2. Mahkamah Menolak Seluruh Pokok Permohonan OC Kaligis Masyarakat dan pembuat keputusan administratif atau pemerintah tidak dapat memaknai berlebihan putusan MK tersebut. Sebab, mahkamah sama sekali tidak mengabulkan pokok permohonan yang diajukan oleh OC Kaligis. Satu sisi memang mahkamah memberikan pertimbangan terkait model pengaturan mengenai pemberian remisi. Akan tetapi, sebagaimana dinyatakan dalam putusan, MK tidak memiliki kewenangan mengoreksi peraturan pemerintah terkait aturan teknis pembatasan remisi.

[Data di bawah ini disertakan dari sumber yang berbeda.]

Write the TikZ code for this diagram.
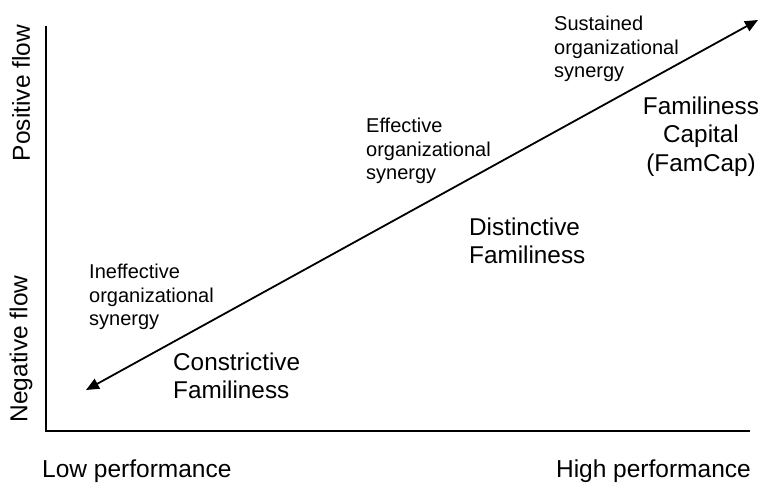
\documentclass[tikz,border=0pt]{standalone}
\usepackage{fontspec}
\setmainfont{Liberation Sans}
\usetikzlibrary{arrows.meta}

\tikzset{
  synlbl/.style = {align=left, anchor=west, inner sep=0pt, font=\fontsize{20}{23.7}\selectfont},
  famlbl/.style = {align=left, anchor=west, inner sep=0pt, font=\fontsize{24.3}{28.3}\selectfont},
  axlbl/.style  = {inner sep=0pt, font=\fontsize{24.5}{28}\selectfont}
}

\begin{document}
\begin{tikzpicture}[x=1pt, y=-1pt]
\useasboundingbox (0,0) rectangle (761,484);
% axes
\coordinate (top) at (46,26);
\coordinate (origin) at (46,431);
\coordinate (right) at (750,431);
\draw[line width=1.5pt] (top) -- (origin) -- (right);
\node[axlbl, rotate=90] (pos) at (21,93) {Positive flow};
\node[axlbl, rotate=90] (neg) at (21,349) {Negative flow};
\node[axlbl, anchor=west] (low) at (42,471) {Low performance};
\node[axlbl, anchor=east] (high) at (751,471) {High performance};
% the flow line
\coordinate (lo) at (86,390);
\coordinate (hi) at (758,20);
\draw[line width=1.8pt, {Triangle[length=13pt,width=11pt]}-{Triangle[length=13pt,width=11pt]}] (lo) -- (hi);
% labels along it
\node[synlbl] (ineff) at (89,297) {Ineffective\\organizational\\synergy};
\node[famlbl] (constr) at (173,376) {Constrictive\\Familiness};
\node[synlbl] (eff) at (366,151) {Effective\\organizational\\synergy};
\node[famlbl] (distinct) at (469,241) {Distinctive\\Familiness};
\node[synlbl] (sust) at (554,49) {Sustained\\organizational\\synergy};
\node[famlbl, align=center, anchor=center] (famcap) at (701,136.5) {Familiness\\Capital\\(FamCap)};
\end{tikzpicture}
\end{document}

Maka dari itu, keliru jika kemudian putusan MK tersebut dianggap membuka ruang untuk mengatur ulang syarat pemberian remisi bagi narapidana korupsi.

3. Mahkamah Tidak Membatalkan atau Menafsirkan Lain UU Pemasyarakatan Putusan MK sama sekali tidak membatalkan dan menafsirkan UU Pemasyarakatan selain daripada yang eksis berlaku saat ini. Bahkan, MK juga menjadikan putusan-putusan MK sebelumnya yang juga sempat diuji oleh OC Kaligis sebagai dasar untuk menyatakan UU Pemasyarakatan sah dan konstitusional.

4. Mahkamah Bukan Membuka Remisi untuk Narapidana Korupsi, Tetapi Menghendaki Model Baru Pemberian Remisi MK dalam putusannya menyatakan tidak hendak ikut campur dalam penentuan pemberian remisi terutama terkait eksistensi Peraturan Pemerintah Nomor 99 Tahun 2012 (PP 99/2012). Namun permasalahannya adalah pandangan MK tentang model pemberian remisi harus melalui putusan peradilan. Dari sana, seolah kesan yang timbul, baik pembatasan maupun pemberian remisi melalui PP 99/2012 merupakan suatu kesalahan. Padahal, MK sendiri dalam putusan tersebut sudah menyebutkan bahwa wilayah pengujian PP bukan merupakan bagian kewenangannya. Maka dari itu, putusan MK tersebut jelas error in objecto karena membahas sesuatu yang bukan objek perkaranya serta majelis hakim konstitusi terlihat memaksakan diri mengeluarkan pendapat sehingga membuka ruang tafisr berbeda di tengah masyarakat.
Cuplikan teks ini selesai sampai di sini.